Lines of a story based on my interview earlier this year with then-outgoing Marcellus Shale Coalition CEO Kathryn Klaber have stuck with me as I look ahead to the next chapters of shale gas in Pennsylvania.
Especially for here in the midstate, away from the heart of prime drilling country.
"I think where some of the real benefit comes is if this product continues to be available locally … it's going to be nearly impossible to measure the economic benefit of so much domestic energy.

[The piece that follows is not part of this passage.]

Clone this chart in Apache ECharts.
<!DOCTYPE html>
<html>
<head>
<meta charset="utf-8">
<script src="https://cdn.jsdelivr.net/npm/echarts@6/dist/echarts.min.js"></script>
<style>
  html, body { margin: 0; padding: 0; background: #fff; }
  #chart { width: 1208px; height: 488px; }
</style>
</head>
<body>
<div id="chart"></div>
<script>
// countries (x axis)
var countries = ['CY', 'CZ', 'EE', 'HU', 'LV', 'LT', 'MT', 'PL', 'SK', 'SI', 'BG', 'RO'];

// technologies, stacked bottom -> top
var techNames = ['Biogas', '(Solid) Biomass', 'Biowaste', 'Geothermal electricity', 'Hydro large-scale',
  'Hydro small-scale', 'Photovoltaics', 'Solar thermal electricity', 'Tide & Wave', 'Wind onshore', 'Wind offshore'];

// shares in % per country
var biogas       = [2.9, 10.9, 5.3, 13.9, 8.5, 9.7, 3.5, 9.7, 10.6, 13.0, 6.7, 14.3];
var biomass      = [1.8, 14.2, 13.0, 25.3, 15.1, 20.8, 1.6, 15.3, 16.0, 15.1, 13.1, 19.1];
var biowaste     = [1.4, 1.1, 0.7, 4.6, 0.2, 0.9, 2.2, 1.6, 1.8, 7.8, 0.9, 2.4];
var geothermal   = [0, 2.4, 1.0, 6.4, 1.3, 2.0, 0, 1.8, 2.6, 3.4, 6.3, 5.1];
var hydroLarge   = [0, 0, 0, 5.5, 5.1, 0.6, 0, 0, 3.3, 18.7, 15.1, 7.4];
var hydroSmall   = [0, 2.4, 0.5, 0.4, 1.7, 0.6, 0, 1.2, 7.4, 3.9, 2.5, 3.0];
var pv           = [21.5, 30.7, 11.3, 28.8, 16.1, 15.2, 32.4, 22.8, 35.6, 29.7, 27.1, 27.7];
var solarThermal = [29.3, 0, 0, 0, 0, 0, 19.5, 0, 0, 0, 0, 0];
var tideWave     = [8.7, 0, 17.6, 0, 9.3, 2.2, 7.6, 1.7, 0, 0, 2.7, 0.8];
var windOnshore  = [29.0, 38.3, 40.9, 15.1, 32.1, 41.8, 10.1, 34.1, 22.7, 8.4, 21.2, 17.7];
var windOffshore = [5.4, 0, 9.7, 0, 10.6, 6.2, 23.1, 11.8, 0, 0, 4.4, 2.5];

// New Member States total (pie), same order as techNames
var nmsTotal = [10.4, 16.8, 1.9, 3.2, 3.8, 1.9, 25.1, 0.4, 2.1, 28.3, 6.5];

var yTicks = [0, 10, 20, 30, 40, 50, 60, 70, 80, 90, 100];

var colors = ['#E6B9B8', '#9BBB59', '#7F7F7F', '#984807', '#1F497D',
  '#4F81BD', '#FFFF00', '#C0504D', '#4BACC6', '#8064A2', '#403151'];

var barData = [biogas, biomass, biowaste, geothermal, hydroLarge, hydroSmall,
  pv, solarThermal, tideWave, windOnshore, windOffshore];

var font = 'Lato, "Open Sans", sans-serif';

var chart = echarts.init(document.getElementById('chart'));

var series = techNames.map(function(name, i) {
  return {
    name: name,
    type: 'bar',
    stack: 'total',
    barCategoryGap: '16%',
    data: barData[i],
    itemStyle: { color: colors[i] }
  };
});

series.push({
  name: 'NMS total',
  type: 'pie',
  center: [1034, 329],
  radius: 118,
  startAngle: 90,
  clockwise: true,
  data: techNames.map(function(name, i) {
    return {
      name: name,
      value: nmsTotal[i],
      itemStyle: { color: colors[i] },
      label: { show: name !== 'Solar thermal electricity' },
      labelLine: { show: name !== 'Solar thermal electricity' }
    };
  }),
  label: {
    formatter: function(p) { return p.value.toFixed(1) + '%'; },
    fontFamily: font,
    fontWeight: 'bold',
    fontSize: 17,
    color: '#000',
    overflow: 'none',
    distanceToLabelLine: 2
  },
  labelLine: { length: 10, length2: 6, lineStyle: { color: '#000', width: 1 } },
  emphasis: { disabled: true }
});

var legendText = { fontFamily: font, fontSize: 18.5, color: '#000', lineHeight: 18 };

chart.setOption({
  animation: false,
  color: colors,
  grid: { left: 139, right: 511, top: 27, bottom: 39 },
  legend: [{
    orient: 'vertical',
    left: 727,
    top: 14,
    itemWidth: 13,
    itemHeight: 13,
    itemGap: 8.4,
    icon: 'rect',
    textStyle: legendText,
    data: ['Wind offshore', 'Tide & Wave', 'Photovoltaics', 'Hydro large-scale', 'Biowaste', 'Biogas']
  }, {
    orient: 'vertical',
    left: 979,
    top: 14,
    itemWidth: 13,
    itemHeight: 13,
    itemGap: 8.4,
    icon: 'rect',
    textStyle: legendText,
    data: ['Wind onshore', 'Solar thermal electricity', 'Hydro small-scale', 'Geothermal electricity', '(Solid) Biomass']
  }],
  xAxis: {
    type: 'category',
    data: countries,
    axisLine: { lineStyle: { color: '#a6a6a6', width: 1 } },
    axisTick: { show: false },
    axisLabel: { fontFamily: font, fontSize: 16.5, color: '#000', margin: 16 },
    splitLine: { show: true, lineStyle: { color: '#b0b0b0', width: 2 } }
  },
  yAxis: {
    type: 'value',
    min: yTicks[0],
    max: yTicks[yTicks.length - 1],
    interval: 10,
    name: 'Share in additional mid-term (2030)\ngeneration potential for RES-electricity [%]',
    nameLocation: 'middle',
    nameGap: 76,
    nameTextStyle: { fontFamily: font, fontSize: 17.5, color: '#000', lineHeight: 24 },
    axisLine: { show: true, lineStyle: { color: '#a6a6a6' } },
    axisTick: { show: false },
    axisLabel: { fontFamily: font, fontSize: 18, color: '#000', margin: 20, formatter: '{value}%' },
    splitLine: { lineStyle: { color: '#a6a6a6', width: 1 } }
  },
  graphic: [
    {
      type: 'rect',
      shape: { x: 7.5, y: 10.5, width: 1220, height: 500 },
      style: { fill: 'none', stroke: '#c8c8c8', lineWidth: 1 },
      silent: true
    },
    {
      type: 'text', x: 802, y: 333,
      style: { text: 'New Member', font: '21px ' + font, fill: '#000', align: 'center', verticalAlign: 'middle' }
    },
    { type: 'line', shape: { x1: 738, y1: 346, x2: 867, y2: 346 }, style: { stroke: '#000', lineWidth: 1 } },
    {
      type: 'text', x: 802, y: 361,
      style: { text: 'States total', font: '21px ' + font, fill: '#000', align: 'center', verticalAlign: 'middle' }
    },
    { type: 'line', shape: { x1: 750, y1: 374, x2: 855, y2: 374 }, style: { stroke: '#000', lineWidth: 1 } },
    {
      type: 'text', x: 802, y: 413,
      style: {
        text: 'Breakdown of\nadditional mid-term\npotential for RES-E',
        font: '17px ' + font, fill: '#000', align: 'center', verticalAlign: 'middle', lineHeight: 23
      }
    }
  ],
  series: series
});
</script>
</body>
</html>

That has benefits down the road that go so far beyond one job category," Klaber said.
The comment followed my question about any kind of push back that might have been occurring in the court of public opinion, particularly the blue collar part of the court waiting on jobs as too many people in this state still qualify as idle capacity.
So I've had my eyes open for what I'll call the Marcellus 2.0 effect: Is the fact that wells are drilled, and gas is tapped, pushing over the next dominoes in line to form positive economic ripples for the state? Or do we still risk missing the biggest waves?
I'll call the view at this point mixed. On one hand, you have the likes of the tenant at the York College business incubator's wet lab working on oil and gas recovery and a project to increase capacity at GEA Refrigeration, also in York County.
But then, I've seen somewhat hesitant tea-leaf reads such as on the fate of a possible Pennsylvania Shell petrochemical facility, a project touted by Gov. Tom Corbett, and a recent project-completion announcement for sending a large volume of Marcellus gas out of the commonwealth.
Hard to tell which way it might go. But it's probably safe to say that fully realized potential is still not a given at this point.
So we probably should be asking, at the very least as a backup plan, what can be the next big thing in Pennsylvania if Marcellus doesn't end up fully filling the need? Or, what can we do with eyes wide open to make sure the benefit is as large as possible?